Tinga de Pollo: Spicy Stewed Chicken for tostadas or tacos



It’s Sept 16 – the 200th anniversary of Padre Hidalgo’s Grito de Dolores “¡Viva Mexico!”

To celebrate I’m making a big pot of  Frijoles pintos (Mexican pinto beans)

and serving it with Chicken Tostadas

Add tinga de pollo to  tortilla soup to give it extra flavor.

In my tostada recipe I specified leftover chicken, but today there are no leftovers, so I’m making the chicken from scratch. This is a pretty easy recipe. Tinga de Pollo means spicy stewed chicken. I marinade it first for added tenderness and flavor, then stew it in the marinade.The marinade uses the green and red colors of the Mexican flag.

If you cook it and leave it in the sauce overnight, it is even better since the flavors have developed and soaked into the chicken.

Tacos are excellent served with cilantro, lettuce, fresh tomatoes, and avocado in a fresh tortilla that is bent and heated on a comal until it holds it shape.

Makes enough chicken for 10 tacos or tostadas

3 chicken breast halves, trimmed of fat and chopped

juice of 1 lime

1 cup cilantro

¼ tsp olive oil

1 tsp cumin

1 tsp chipotle powder

1 tsp salt

7-oz can salsa (I use Herdez salsa ranchera)

1 cup diced tomatoes with green chile (use fresh Roma tomatoes and a jalapeño OR a can of diced tomatoes with green chile)

Mix all ingredients and let marinate for several hours.

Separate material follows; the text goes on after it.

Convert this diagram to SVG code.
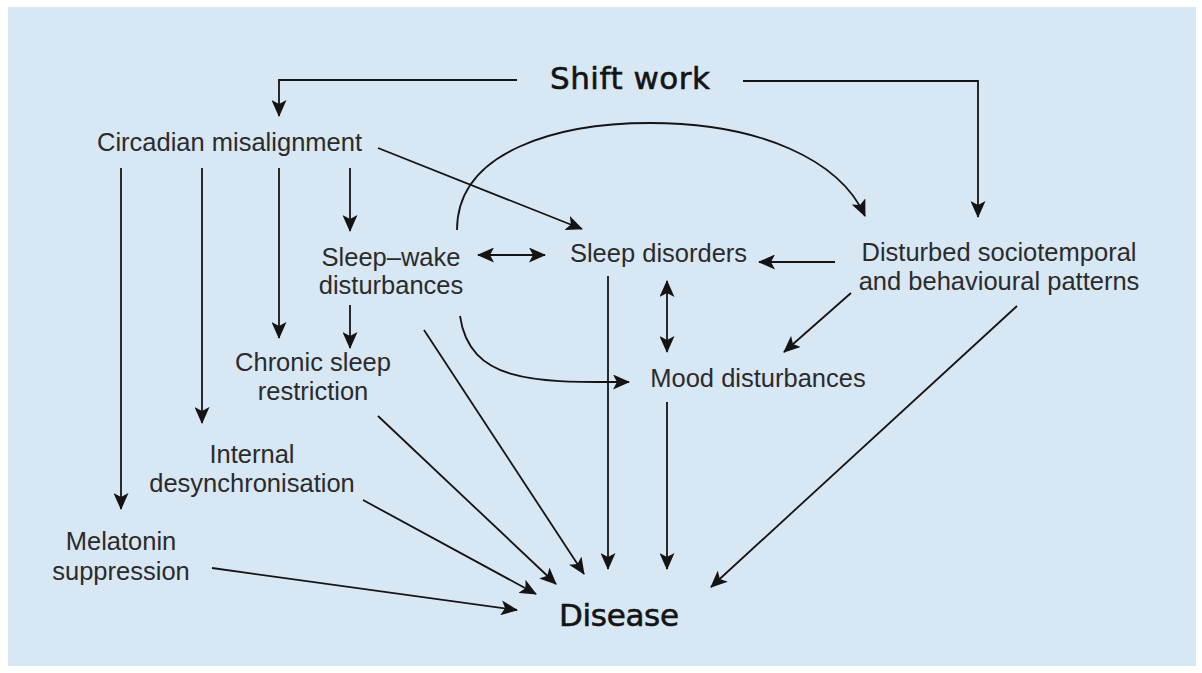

Add 1/4 cup water. Cook chicken in marinade in a skillet until chicken is cooked through, about 10 minutes. Discard cooked cilantro. Serve in tacos or tostadas.I also tried this recipe without cutting up the chicken, just marinating it for several hours with slits cut in the breast, then barbecuing it. It came out juicy and spicy flavorful! Even better, I briefly stewed shredded leftover barbecued chicken in the marinade and made tacos de tinga de pollo asada from them.